At this point, the study explains, handpicked farm and human-friendly animal and plant species were favoured, cultivated and spread. Meanwhile, clearing of forested land for agriculture and the mass planting of certain types of staple foods, such as rice, actually changed the greenhouse gas composition of the atmosphere between 4000 and 1000 years ago (although nothing like what happened after the industrial revolution - but wait, we're getting there).
Prime among humans' favoured animals were ruminants - cows, sheep, goats. Their original domestication, the study says, occurred near the start of the Holocene in the Near East, but soon they'd been transported all over the place. Ditto for chickens (which originated in East Asia).
Farming had sweeping implications for nature across large stretches of land. But perhaps the most special havoc was wreaked on evolutionarily unique island ecosystems once seafaring societies, such as the Polynesians, found ways to reach them. They didn't just bring along animals that would aid in agriculture - they accidentally also brought along pests.
"Pacific rats and black rats (Rattus rattus) were widely introduced to global islands as accidental stowaways on boats beginning in the Middle Holocene, as were housemice (Musmusculus), various commensal shrews and lizards, and numerous insects and land snails," the authors note.
And the pace just increased from there, as human societies and their transportation and trade systems became more and more advanced. The gist is that while we are radically having an impact on nature and landscapes in the present, this is just a stepwise development upon what we have been doing for thousands of years.
"Today isn't a radical right turn, and that all of a sudden we're having these impacts, which is sometimes the attitude, but it is part of the progression of this continuing ramping up of scope and impact that today is taken to ridiculous levels," Zeder said.
"The amazing array of cross-disciplinary work in archaeology and paleoecology described in this wide-ranging paper is revealing the surprisingly large extent of early human transformations of this planet," said William Ruddiman, a University of Virginia researcher who studies paleoclimatology but was not involved in the work, in commenting on the paper. "Yet very few scientists in other disciplines are aware of this emerging story, especially fields that emphasise physics and chemistry. This emerging evidence confirms large early agricultural effects on landscapes and on greenhouse-gas emissions."
To show just how extensive the modern impact has become, consider that now, even the one continent where nobody lives except for occasional teams of scientists - Antarctica - also shows a clear human impact. Lead pollution, carried by the air, reached the seventh continent before its first explorer Roald Amundsen did in 1911, recent research suggests.
The new research feeds heavily into a very big debate right now in the sciences and beyond. The question is whether we are in a new geologic epoch, the "Anthropocene," characterized by widespread and geologically detectable human impact on the planet - and if so, when that period started.

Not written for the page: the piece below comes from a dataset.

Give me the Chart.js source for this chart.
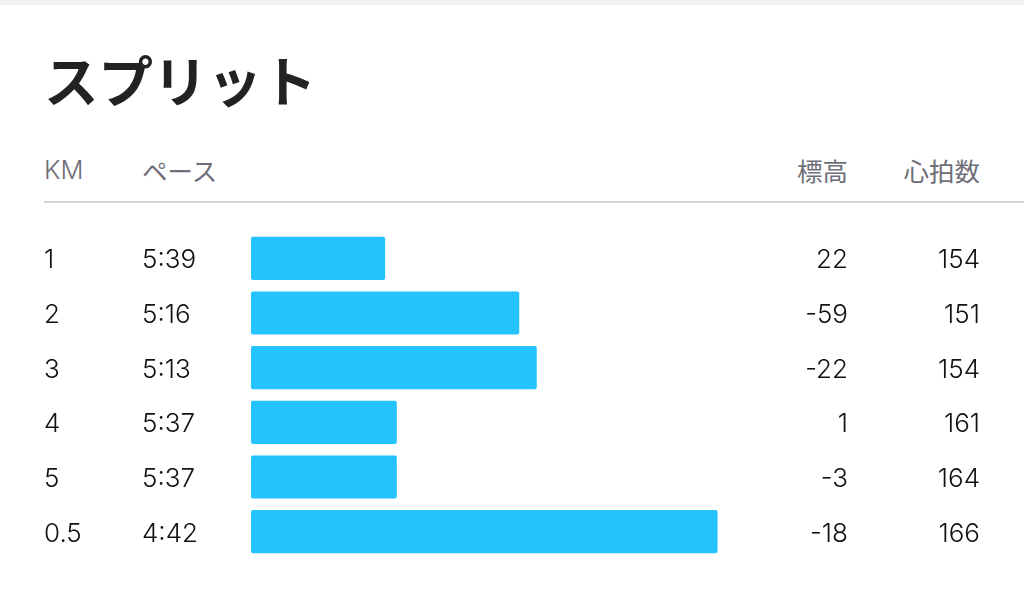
<!DOCTYPE html>
<html>
<head>
<meta charset="utf-8">
<script src="https://cdn.jsdelivr.net/npm/chart.js@4"></script>
<style>
  html,body{margin:0;padding:0;background:#fff;}
  body{width:1024px;height:609px;position:relative;overflow:hidden;font-family:"Noto Sans CJK JP","Noto Sans",sans-serif;}
  #topband{position:absolute;left:0;top:0;width:1024px;height:5px;background:#efeff4;}
  #title{position:absolute;left:44px;top:43px;font-size:54.5px;font-weight:700;color:#222;line-height:72px;}
  .head{position:absolute;top:152px;font-size:25.5px;color:#6e6e78;line-height:36px;}
  .latin{font-family:Inter,"Noto Sans CJK JP",sans-serif;font-weight:300;}
  #divider{position:absolute;left:44px;top:201px;width:980px;height:2px;background:#d4d4dc;}
  #wrap{position:absolute;left:0;top:0;width:1024px;height:609px;}
</style>
</head>
<body>
<div id="topband"></div>
<div id="title">スプリット</div>
<div class="head latin" style="left:44px">KM</div>
<div class="head" style="left:142px">ペース</div>
<div class="head" style="right:176px">標高</div>
<div class="head" style="right:44px">心拍数</div>
<div id="divider"></div>
<div id="wrap"><canvas id="chart" width="1024" height="609"></canvas></div>

<script>
// DATA
const km = ["1","2","3","4","5","0.5"];
const pace = ["5:39","5:16","5:13","5:37","5:37","4:42"];
const elevation = [22,-59,-22,1,-3,-18];
const heartRate = [154,151,154,161,164,166];

// pace in seconds per km, bar grows as pace gets faster
const paceSec = pace.map(p=>{
  let [m,s]=p.split(":");
  return Number(m)*60+Number(s);
});

// COLUMNS
const columns = {
  id:"columns",
  afterDraw(chart){
    let ctx=chart.ctx;
    let y=chart.scales.y;
    ctx.save();
    ctx.font='300 26px Inter, "Noto Sans CJK JP"';
    ctx.fillStyle="#111";
    ctx.textBaseline="alphabetic";
    km.forEach((k,i)=>{
      let py=y.getPixelForValue(i)+10;
      ctx.textAlign="left";
      ctx.fillText(k,44,py);
      ctx.fillText(pace[i],142,py);
      ctx.textAlign="right";
      ctx.fillText(String(elevation[i]),848,py);
      ctx.fillText(String(heartRate[i]),980,py);
    });
    ctx.restore();
  }
};

new Chart(document.getElementById("chart"),{
  type:"bar",
  data:{
    labels:km,
    datasets:[{
      data:paceSec,
      base:362,
      backgroundColor:"#24c3fe",
      borderRadius:2,
      borderSkipped:false,
      categoryPercentage:1,
      barPercentage:0.79
    }]
  },
  options:{
    indexAxis:"y",
    responsive:false,
    animation:false,
    devicePixelRatio:1,
    layout:{padding:{left:251,right:44,top:231,bottom:50}},
    plugins:{legend:{display:false},tooltip:{enabled:false}},
    scales:{
      x:{display:false,reverse:true,min:237,max:362},
      y:{display:false}
    }
  },
  plugins:[columns]
});
</script>
</body>
</html>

'Pristine' landscapes simply do not exist and, in most cases, have not existed for millennia
Many researchers believe the alteration of the atmosphere through major infusions of industrial greenhouse gases marks the start of the Anthropocene, placing that era's beginning within the last few hundred years. But the current researchers disagree. "The assertion that preindustrial societies had only local and transitory environmental impacts is mistaken and reflects lack of familiarity with a growing body of archaeological data," they write.
Even more provocatively, the researchers argue not only that humans have been pervasively changing nature for about as long as there have been humans, but moreover, that it isn't always bad. In many cases, ancient humans also hit on innovative and sustainable ways of managing soils and landscapes, they say. And in any case, human management of ecosystems is inevitable.
"These findings suggest that we need to move away from a conservation paradigm of protecting the earth from change to a design paradigm of positively and proactively shaping the types of changes that are taking place," said Oxford's Nicole Boivin, the study's lead author.
"This sounds scary, and it sounds very self-serving. But the reality is that there are 7 billion people living on an already heavily altered planet. It is a pipe dream to think that we can go back to some sort of pristine past."